Abstract

Based on an interdisciplinary and cross-institutional research project (2014-7) assessing international investment treaty dispute management more broadly, this paper (abridged from a related project) introduces part of our joint project examining key questions around the effect of investment treaties and some of their provisions on direct investment flows. It focuses on the vexed question of whether offering treaty-based Investor-State Dispute Settlement (‘ISDS’) leads to significant increases in inbound foreign direct investment (FDI), in light of the persistent public debate about the merits of this procedural option for enforcing substantive commitments made by host states. Overall, our econometric analysis generates complex implications for policy-makers reassessing the historical impact of ISDS in order to decide whether and how to include different forms of such procedural provisions in future investment treaties.
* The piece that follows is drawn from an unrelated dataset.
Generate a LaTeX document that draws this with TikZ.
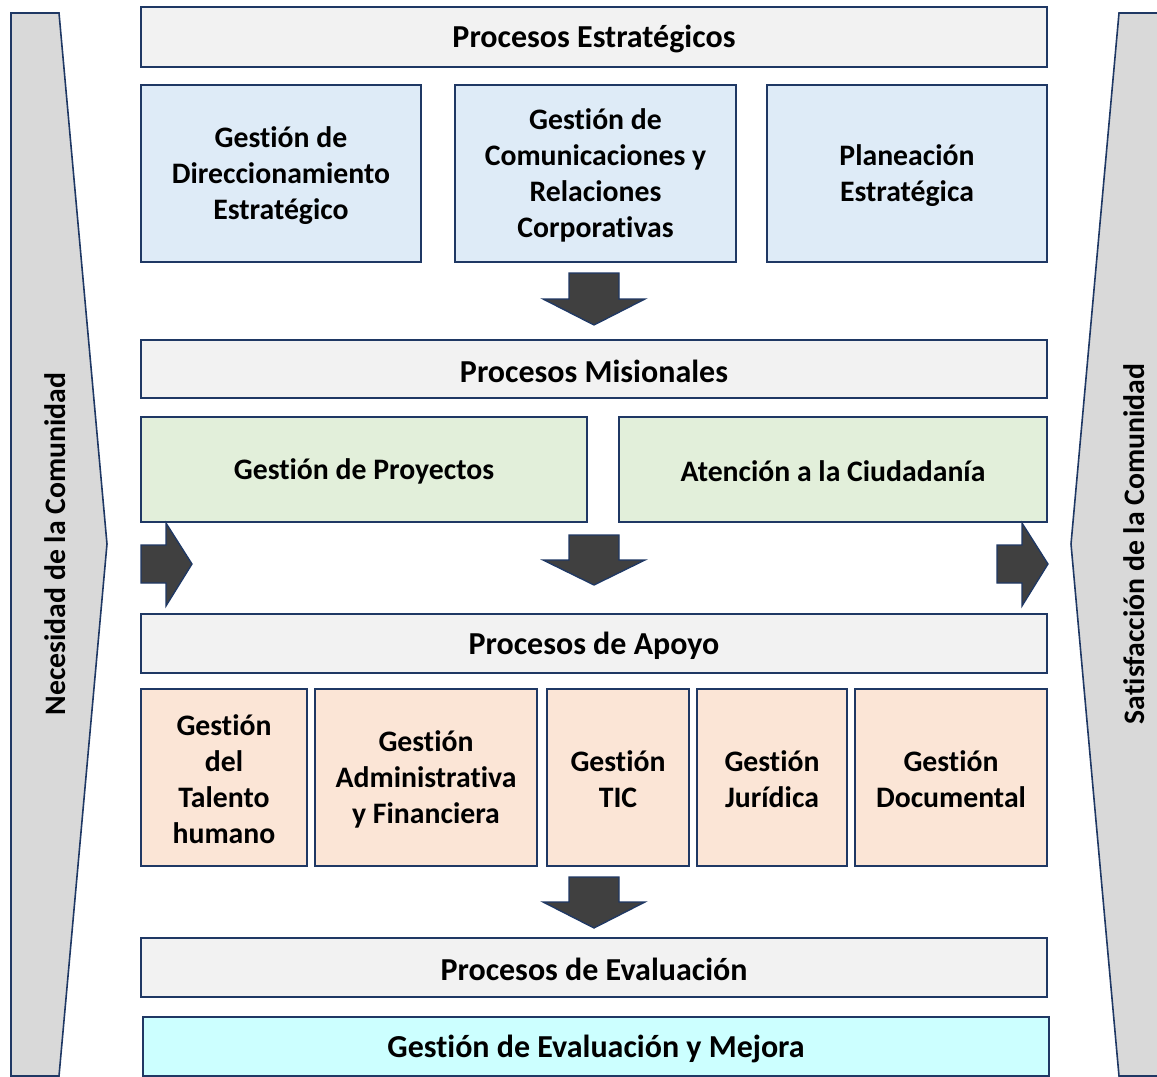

Skeptics can point to counter-intuitive results indicating that weaker-form ISDS and/or substantive provisions seem to have stronger and more robust impact, especially since the turn of this century. Proponents can point to results indicating that there has still been a positive and significant impact from stronger provisions, including from full-scale ISDS provisions in promptly ratified treaties concluded between OECD and non-OECD countries. Although our baseline model specification has generally dealt effectively with the endogeneity problem characteristic of this field, further variables impacting on FDI may be investigated (notably, double tax treaties) and data limitations remain (notably, FDI outflows from non-OECD countries and sectoral-level data). This econometric analysis can therefore be usefully complemented by the qualitative research component of our ongoing project.